[OT] NTP servers - was Re: Kernel clock issue "Clocksource tsc unstable"
Brian McKee
brian.mckee at gmail.com
Sat Feb 28 16:33:19 UTC 2009
On Sat, Feb 28, 2009 at 9:06 AM, Derek Broughton <derek at pointerstop.ca> wrote:
> Brian McKee wrote:
>
>> On Fri, Feb 27, 2009 at 11:22 PM, Rashkae <ubuntu at tigershaunt.com> wrote:
>>> NoOp wrote:
>>>
>>>>
>>>> I also purposely remove the ntp.ubuntu.com/canonical servers; I' don't
>>>> mind providing some data, but sync'ing to them just seems a little big
>>>> brother/Microsoft'ish to me.
>>
>> as you wish - but I don't recall ntp sending any data the other way
>> worth mentioning...
>
> The fact that you continually connect is data. I can see his point - though
> _I_ remove ntp.ubuntu.com because I've found it notoriously hard to
> reach...
It's hardly continual - and I connect to my local gateway, not ubuntu,
but whatever.
>
>>> Unless you're doing something that's extremely time sensitive (such as
>>> synchronizing to those time based RSA security tokens) I don't really
>>> see the point to synchronizing with ntp at all. Any functioning clock
>>> should be able to keep track of wall time within a few seconds accuracy
>>> per month.
>>>
>> You must have better quality systems than some of mine then - I've got
>> units with good batteries that wander several minutes out of whack in
>> a month without ntp all the time.
> A few seconds/several minutes. Either way, it really isn't a big enough
> deal to worry about, usually, but then I prefer to set my computers to
> display analog clocks, because I don't like being too precise...
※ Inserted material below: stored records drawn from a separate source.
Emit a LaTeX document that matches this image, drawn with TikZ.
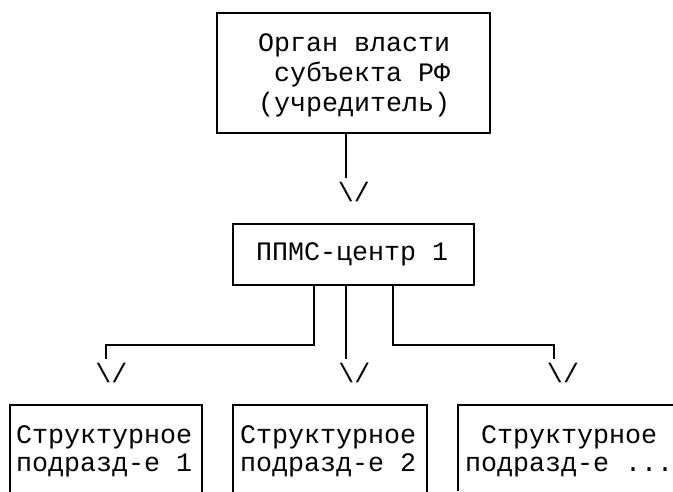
\documentclass[tikz,border=0pt]{standalone}
\usepackage{fontspec}
\newfontfamily\monofnt{Liberation Mono}
\begin{document}
\begin{tikzpicture}[x=1pt,y=-1pt,
  box/.style={draw,line width=1.8pt,inner sep=0pt},
  txt/.style={anchor=base west,inner sep=0pt,font=\monofnt\fontsize{26.67}{30}\selectfont},
  arr/.style={anchor=base,inner sep=0pt,font=\monofnt\fontsize{26.67}{30}\selectfont},
  wire/.style={line width=1.8pt}]
\useasboundingbox (0,0) rectangle (673,491);
\fill[white] (0,0) rectangle (673,491);
% boxes
\node[box,minimum width=273pt,minimum height=120pt] (top) at (353.5,73) {};
\node[box,minimum width=241pt,minimum height=61pt] (mid) at (353.5,254.5) {};
\node[box,minimum width=192pt,minimum height=115pt] (ba) at (106,462.5) {};
\node[box,minimum width=194pt,minimum height=115pt] (bb) at (330,462.5) {};
\coordinate (bcnw) at (458,405);
\coordinate (bcne) at (673,405);
\coordinate (bcsw) at (458,491);
\draw[wire] (bcsw) -- (bcnw) -- (bcne);
% texts
\node[txt] (t1) at (258,51) {Орган власти};
\node[txt] (t2) at (274,81) {субъекта РФ};
\node[txt] (t3) at (258,111) {(учредитель)};
\node[txt] (m1) at (256,260) {ППМС-центр 1};
\node[txt] (a1) at (16,443) {Структурное};
\node[txt] (a2) at (16,471) {подразд-е 1};
\node[txt] (b1) at (240,443) {Структурное};
\node[txt] (b2) at (240,471) {подразд-е 2};
\node[txt] (c1) at (481,443) {Структурное};
\node[txt] (c2) at (465,471) {подразд-е ...};
% connector ends
\coordinate (e0) at (346,178);
\coordinate (kL) at (314,345);
\coordinate (eL) at (106,359);
\coordinate (eM) at (346,359);
\coordinate (kR) at (393,345);
\coordinate (eR) at (554,359);
\draw[wire] (top.south -| e0) -- (e0);
\draw[wire] (mid.south -| kL) -- (kL) -- (kL -| eL) -- (eL);
\draw[wire] (mid.south -| eM) -- (eM);
\draw[wire] (mid.south -| kR) -- (kR) -- (kR -| eR) -- (eR);
% arrow heads
\node[arr] (v0) at (354,201) {\textbackslash/};
\node[arr] (vL) at (111.5,382) {\textbackslash/};
\node[arr] (vM) at (354.5,382) {\textbackslash/};
\node[arr] (vR) at (563,382) {\textbackslash/};
\end{tikzpicture}
\end{document}
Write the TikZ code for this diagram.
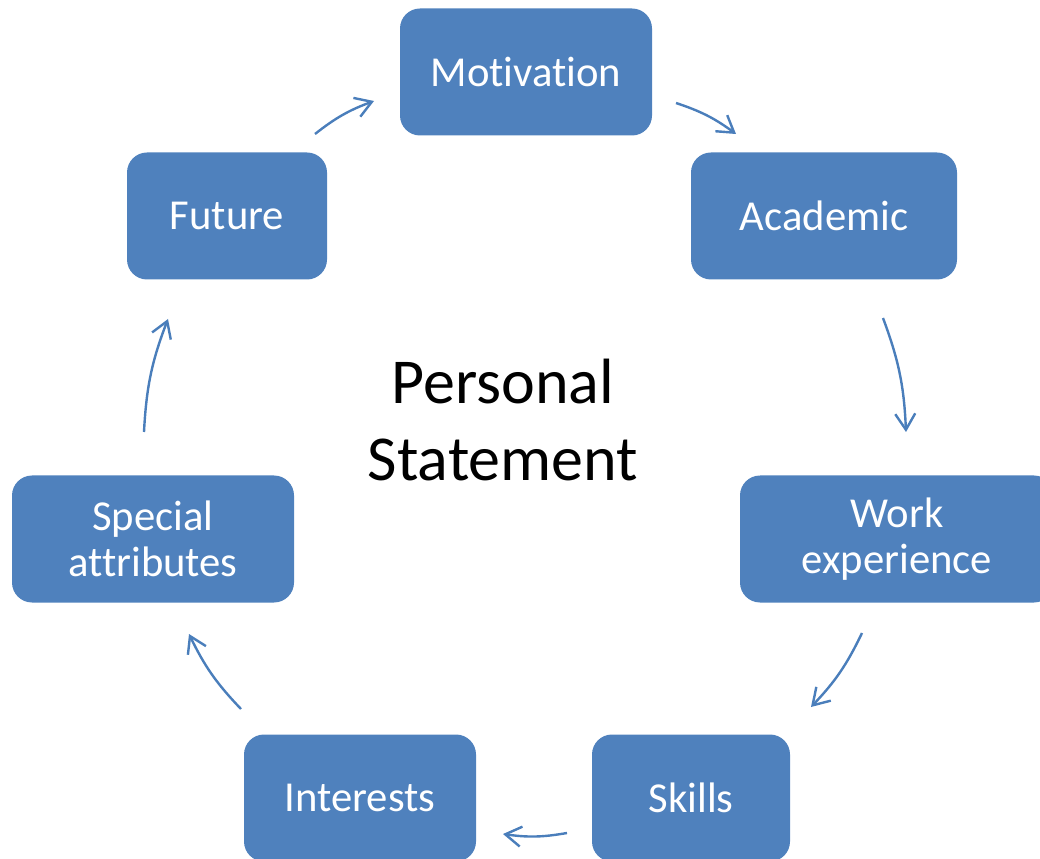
\documentclass[tikz,border=0pt]{standalone}
\usepackage{fontspec}
\setmainfont{Carlito}[Ligatures=NoCommon]
\usetikzlibrary{arrows.meta}
\definecolor{boxblue}{HTML}{4F81BD}
\definecolor{arrowblue}{HTML}{4A7EBB}
\begin{document}
\begin{tikzpicture}[x=0.75pt,y=-0.75pt,
  stepbox/.style={rectangle,rounded corners=15pt,fill=boxblue,draw=none,
    text=white,font=\fontsize{32}{34.5}\selectfont,align=center,
    minimum height=95.25pt,inner sep=0pt},
  flow/.style={draw=arrowblue,line width=1.8pt,bend left=9,
    -{Straight Barb[length=12pt,width=15pt,line width=1.8pt]}}]
\useasboundingbox (0,0) rectangle (1040,859);
\clip (0,0) rectangle (1040,859);
\node[stepbox,minimum width=189pt] (mot) at (526,72) {Motivation};
\node[stepbox,minimum width=199.5pt] (aca) at (824,216) {Academic};
\node[stepbox,minimum width=235.5pt] (work) at (897,539) {Work\\experience};
\node[stepbox,minimum width=148.5pt] (skills) at (691,798) {Skills};
\node[stepbox,minimum width=174pt] (int) at (360,798) {Interests};
\node[stepbox,minimum width=211.5pt] (spec) at (153,539) {Special\\attributes};
\node[stepbox,minimum width=150pt] (fut) at (227,216) {Future};
\node[font=\fontsize{48}{58}\selectfont,align=center] (ps) at (503,420) {Personal\\Statement};
\coordinate (a1s) at (315,134); \coordinate (a1e) at (374,101);
\coordinate (a2s) at (676,103); \coordinate (a2e) at (736,134);
\coordinate (a3s) at (883,318); \coordinate (a3e) at (906,432);
\coordinate (a4s) at (862,633); \coordinate (a4e) at (811,707);
\coordinate (a5s) at (567,833); \coordinate (a5e) at (503,834);
\coordinate (a6s) at (241,709); \coordinate (a6e) at (189,634);
\coordinate (a7s) at (144,432); \coordinate (a7e) at (168,319);
\draw[flow] (a1s) to (a1e);
\draw[flow] (a2s) to (a2e);
\draw[flow] (a3s) to (a3e);
\draw[flow] (a4s) to (a4e);
\draw[flow] (a5s) to (a5e);
\draw[flow] (a6s) to (a6e);
\draw[flow] (a7s) to (a7e);
\end{tikzpicture}
\end{document}
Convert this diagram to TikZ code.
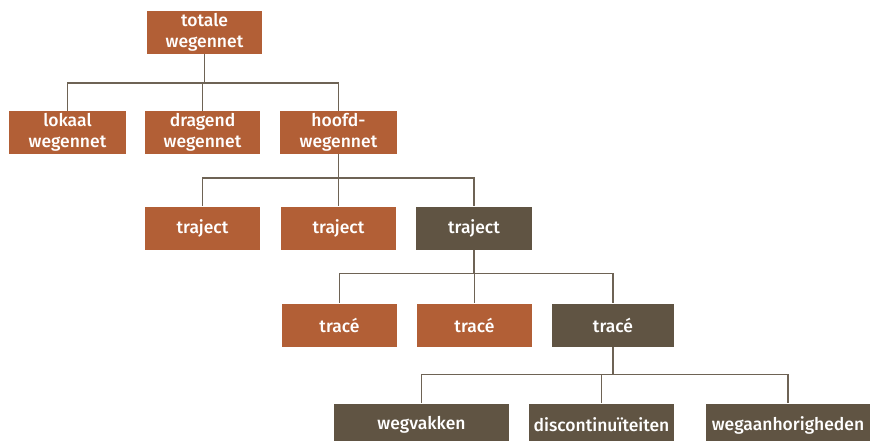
\documentclass[tikz,border=0pt]{standalone}
\usepackage{fontspec}
\setmainfont{Fira Sans}[BoldFont={Fira Sans Medium}]
\definecolor{roest}{HTML}{B25F36}
\definecolor{bruin}{HTML}{605443}
\definecolor{lijn}{HTML}{6E6355}

\tikzset{
  box/.style={fill=roest, text=white, minimum height=43pt, minimum width=115pt,
    inner sep=0pt, align=center, font=\fontsize{17.5}{20.5}\selectfont\bfseries},
  donker/.style={box, fill=bruin},
  link/.style={draw=lijn, line width=1.4pt}
}

\begin{document}
\begin{tikzpicture}[x=1pt, y=-1pt]
    \useasboundingbox (0,0) rectangle (873,441);
    % level 1
    \node[box] (totaal) at (204.5,32.5) {totale\\wegennet};
    % level 2
    \node[box, minimum width=117pt] (lokaal) at (67.5,132.5) {lokaal\\wegennet};
    \node[box] (dragend) at (202.5,132.5) {dragend\\wegennet};
    \node[box, minimum width=117pt] (hoofd) at (338.5,132.5) {hoofd-\\wegennet};
    % level 3
    \node[box] (traj1) at (202.5,228) {traject};
    \node[box] (traj2) at (338.5,228) {traject};
    \node[donker, minimum width=116pt] (traj3) at (474,228) {traject};
    % level 4
    \node[box] (trace1) at (339.5,325) {tracé};
    \node[box] (trace2) at (474.5,325) {tracé};
    \node[donker, minimum width=122pt] (trace3) at (613,325) {tracé};
    % level 5
    \node[donker, minimum width=175pt] (vak) at (421.5,425) {wegvakken};
    \node[donker, minimum width=145pt] (disc) at (601.5,425) {discontinuïteiten};
    \node[donker, minimum width=164pt] (aanh) at (788,425) {wegaanhorigheden};
    % connectors
    \foreach \kind in {lokaal,dragend,hoofd}
      \draw[link] (totaal.south) -- ++(0,29) -| (\kind.north);
    \foreach \kind in {traj1,traj2,traj3}
      \draw[link] (hoofd.south) -- ++(0,24) -| (\kind.north);
    \foreach \kind in {trace1,trace2,trace3}
      \draw[link] (traj3.south) -- ++(0,24) -| (\kind.north);
    \foreach \kind in {vak,disc,aanh}
      \draw[link] (trace3.south) -- ++(0,28) -| (\kind.north);
\end{tikzpicture}
\end{document}
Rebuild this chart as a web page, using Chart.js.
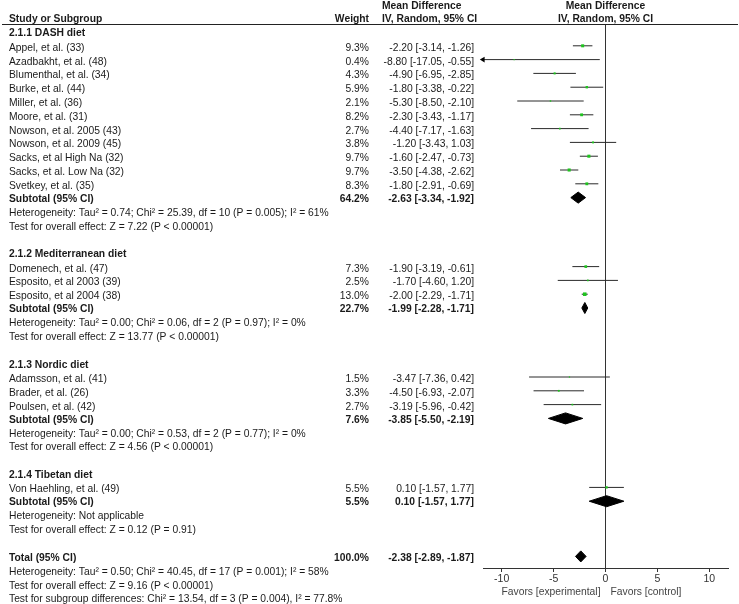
<!DOCTYPE html>
<html><head><meta charset="utf-8">
<script src="https://cdn.jsdelivr.net/npm/chart.js@4.4.1/dist/chart.umd.min.js"></script>
<style>html,body{margin:0;padding:0;background:#fff;}canvas{display:block;}</style>
</head><body>
<canvas id="c" width="739" height="604"></canvas>
<script>
// ---------- data ----------
const groupNames = ["2.1.1 DASH diet", "2.1.2 Mediterranean diet", "2.1.3 Nordic diet", "2.1.4 Tibetan diet"];
const studyNames = ["Appel, et al. (33)", "Azadbakht, et al. (48)", "Blumenthal, et al. (34)", "Burke, et al. (44)",
  "Miller, et al. (36)", "Moore, et al. (31)", "Nowson, et al. 2005 (43)", "Nowson, et al. 2009 (45)",
  "Sacks, et al High Na (32)", "Sacks, et al. Low Na (32)", "Svetkey, et al. (35)",
  "Domenech, et al. (47)", "Esposito, et al 2003 (39)", "Esposito, et al 2004 (38)",
  "Adamsson, et al. (41)", "Brader, et al. (26)", "Poulsen, et al. (42)",
  "Von Haehling, et al. (49)"];
const studyGroup  = [0,0,0,0,0,0,0,0,0,0,0, 1,1,1, 2,2,2, 3];
const studyWeight = [9.3,0.4,4.3,5.9,2.1,8.2,2.7,3.8,9.7,9.7,8.3, 7.3,2.5,13.0, 1.5,3.3,2.7, 5.5];
const studyMD     = [-2.20,-8.80,-4.90,-1.80,-5.30,-2.30,-4.40,-1.20,-1.60,-3.50,-1.80, -1.90,-1.70,-2.00, -3.47,-4.50,-3.19, 0.10];
const studyLo     = [-3.14,-17.05,-6.95,-3.38,-8.50,-3.43,-7.17,-3.43,-2.47,-4.38,-2.91, -3.19,-4.60,-2.29, -7.36,-6.93,-5.96, -1.57];
const studyHi     = [-1.26,-0.55,-2.85,-0.22,-2.10,-1.17,-1.63,1.03,-0.73,-2.62,-0.69, -0.61,1.20,-1.71, 0.42,-2.07,-0.42, 1.77];
const subWeight = [64.2, 22.7, 7.6, 5.5];
const subMD     = [-2.63, -1.99, -3.85, 0.10];
const subLo     = [-3.34, -2.28, -5.50, -1.57];
const subHi     = [-1.92, -1.71, -2.19, 1.77];
const subHet = ["Heterogeneity: Tau² = 0.74; Chi² = 25.39, df = 10 (P = 0.005); I² = 61%",
  "Heterogeneity: Tau² = 0.00; Chi² = 0.06, df = 2 (P = 0.97); I² = 0%",
  "Heterogeneity: Tau² = 0.00; Chi² = 0.53, df = 2 (P = 0.77); I² = 0%",
  "Heterogeneity: Not applicable"];
const subTest = ["Test for overall effect: Z = 7.22 (P < 0.00001)",
  "Test for overall effect: Z = 13.77 (P < 0.00001)",
  "Test for overall effect: Z = 4.56 (P < 0.00001)",
  "Test for overall effect: Z = 0.12 (P = 0.91)"];
const totalWeight = 100.0;
const totalEffect = [-2.38, -2.89, -1.87]; // MD, lower, upper
const totalNotes = ["Heterogeneity: Tau² = 0.50; Chi² = 40.45, df = 17 (P = 0.001); I² = 58%",
  "Test for overall effect: Z = 9.16 (P < 0.00001)",
  "Test for subgroup differences: Chi² = 13.54, df = 3 (P = 0.004), I² = 77.8%"];
const xTicks = [-10, -5, 0, 5, 10];
const axisLabels = ["Favors [experimental]", "Favors [control]"];

// ---------- layout of table lines ----------
const rows = [];
let line = 0;
groupNames.forEach((g, gi) => {
  rows.push({kind: 'group', line: line++, text: g});
  studyNames.forEach((s, i) => {
    if (studyGroup[i] !== gi) return;
    rows.push({kind: 'study', line: line++, i});
  });
  rows.push({kind: 'sub', line: line++, gi});
  rows.push({kind: 'note', line: line++, text: subHet[gi]});
  rows.push({kind: 'note', line: line++, text: subTest[gi]});
  line++;
});
rows.push({kind: 'total', line: line++});
totalNotes.forEach(t => rows.push({kind: 'note', line: line++, text: t}));

const fmt = v => v.toFixed(2);
const ciText = (m, l, h) => `${fmt(m)} [${fmt(l)}, ${fmt(h)}]`;

// ---------- datasets ----------
const DIAMOND_H = 0.4;
const datasets = [];
rows.forEach(r => {
  if (r.kind === 'study') {
    datasets.push({type: 'line', data: [{x: studyLo[r.i], y: r.line}, {x: studyHi[r.i], y: r.line}],
      borderColor: '#2a2a2a', borderWidth: 1, pointRadius: 0, fill: false, order: 2});
  }
});
datasets.push({type: 'scatter', order: 1,
  data: rows.filter(r => r.kind === 'study').map(r => ({x: studyMD[r.i], y: r.line, w: studyWeight[r.i]})),
  pointStyle: 'rect', backgroundColor: '#1fc41f', borderWidth: 0,
  pointRadius: ctx => Math.max(0.8, 0.7 * Math.sqrt(ctx.raw ? ctx.raw.w : 1))});
// arrow for CIs running off the left edge
datasets.push({type: 'scatter', order: 0, clip: false,
  data: rows.filter(r => r.kind === 'study' && studyLo[r.i] < -11.8).map(r => ({x: -11.8, y: r.line})),
  pointStyle: 'triangle', rotation: 270, pointRadius: 3.2, backgroundColor: '#000', borderWidth: 0});
const diamond = (m, l, h, y) => ({type: 'line', data: [{x: l, y}, {x: m, y: y - DIAMOND_H}, {x: h, y}, {x: m, y: y + DIAMOND_H}, {x: l, y}],
  borderColor: '#000', borderWidth: 1, backgroundColor: '#000', fill: 'shape', pointRadius: 0, tension: 0, order: 1});
rows.forEach(r => {
  if (r.kind === 'sub') datasets.push(diamond(subMD[r.gi], subLo[r.gi], subHi[r.gi], r.line));
  if (r.kind === 'total') datasets.push(diamond(totalEffect[0], totalEffect[1], totalEffect[2], r.line));
});

// ---------- text plugin ----------
const FAM = '"Liberation Sans", Arial, Helvetica, sans-serif';
const FS = 10.3;
const textPlugin = {
  id: 'forestText',
  afterDraw(chart) {
    const c = chart.ctx, ys = chart.scales.y, ca = chart.chartArea;
    const Y = v => ys.getPixelForValue(v);
    const put = (txt, x, v, align, bold, color) => {
      c.font = (bold ? 'bold ' : '') + FS + 'px ' + FAM;
      c.fillStyle = color || '#1a1a1a';
      c.textAlign = align; c.textBaseline = 'middle';
      c.fillText(txt, x, Y(v));
    };
    c.save();
    const colL = 9, colW = 369, colMD = 474, colHdr = 382, mid = (ca.left + ca.right) / 2;
    const TN = 0.12, TS = 0.16, TT = 0.1, TH = 0.08;
    // header
    put('Study or Subgroup', colL, -1 + TH, 'left', true);
    put('Weight', colW, -1 + TH, 'right', true);
    put('Mean Difference', colHdr, -2 + TH + 0.05, 'left', true);
    put('IV, Random, 95% CI', colHdr, -1 + TH, 'left', true);
    put('Mean Difference', mid, -2 + TH + 0.05, 'center', true);
    put('IV, Random, 95% CI', mid, -1 + TH, 'center', true);
    c.strokeStyle = '#222'; c.lineWidth = 1;
    c.beginPath(); c.moveTo(2, Math.round(ca.top) + 0.5); c.lineTo(738, Math.round(ca.top) + 0.5); c.stroke();
    rows.forEach(r => {
      if (r.kind === 'group') put(r.text, colL, r.line + TN, 'left', true);
      else if (r.kind === 'note') put(r.text, colL, r.line + TN, 'left', false);
      else if (r.kind === 'study') {
        put(studyNames[r.i], colL, r.line + TS, 'left', false);
        put(studyWeight[r.i].toFixed(1) + '%', colW, r.line + TS, 'right', false);
        put(ciText(studyMD[r.i], studyLo[r.i], studyHi[r.i]), colMD, r.line + TS, 'right', false);
      } else if (r.kind === 'sub') {
        put('Subtotal (95% CI)', colL, r.line + TT, 'left', true);
        put(subWeight[r.gi].toFixed(1) + '%', colW, r.line + TT, 'right', true);
        put(ciText(subMD[r.gi], subLo[r.gi], subHi[r.gi]), colMD, r.line + TT, 'right', true);
      } else if (r.kind === 'total') {
        put('Total (95% CI)', colL, r.line + TT, 'left', true);
        put(totalWeight.toFixed(1) + '%', colW, r.line + TT, 'right', true);
        put(ciText(totalEffect[0], totalEffect[1], totalEffect[2]), colMD, r.line + TT, 'right', true);
      }
    });
    // favours labels under the axis
    const x0 = chart.scales.x.getPixelForValue(0);
    put(axisLabels[0], x0 - 5, 40.6, 'right', false, '#444');
    put(axisLabels[1], x0 + 5, 40.6, 'left', false, '#444');
    c.restore();
  }
};

new Chart(document.getElementById('c'), {
  type: 'scatter',
  data: {datasets},
  plugins: [textPlugin],
  options: {
    responsive: false, animation: false, events: [],
    layout: {padding: {left: 483, right: 11, top: 24, bottom: 0}},
    plugins: {legend: {display: false}, tooltip: {enabled: false}},
    scales: {
      x: {type: 'linear', min: -11.8, max: 11.8,
        afterBuildTicks: s => { s.ticks = xTicks.map(v => ({value: v})); },
        afterFit: s => { s.height = 36; },
        grid: {drawOnChartArea: true, drawTicks: true, tickLength: 4, tickColor: '#333',
          color: ctx => (ctx.tick && ctx.tick.value === 0) ? '#333' : 'rgba(0,0,0,0)', lineWidth: 1},
        border: {display: true, color: '#333', width: 1},
        ticks: {font: {family: FAM, size: 10.5}, color: '#333', padding: 1, autoSkip: false, maxRotation: 0}},
      y: {type: 'linear', reverse: true, min: -0.58, max: 38.84, display: false}
    }
  }
});
</script>
</body></html>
But I like my backups to work correctly, and my logs to be accurate,
so I can see what's going on. The VPN I use for work doesn't like it
if your time is to far out of what either.
>
> otoh, it seems to me that "ntp all the time" and "units with good batteries"
> are conflicting criteria. If your system is _capable_ of getting the time
> via ntp, then the clock is not running on the battery. The clock you're
> seeing is the software clock, so if it's wandering while you're powered up
> and not using ntp it's got nothing to do with the CMOS battery (and the hw
> clock gets set from the sw clock on shutdown). If the clock only wanders
> while you're powered off, then setting the sw clock at restart time via
> ntpdate would be sufficient.
Who cares when it wanders - on or off - I'd rather send one lousy UDP
packet every once in a blue moon to my own router and keep everything
actually at the right time. I just don't see why you WOULDN'T do it!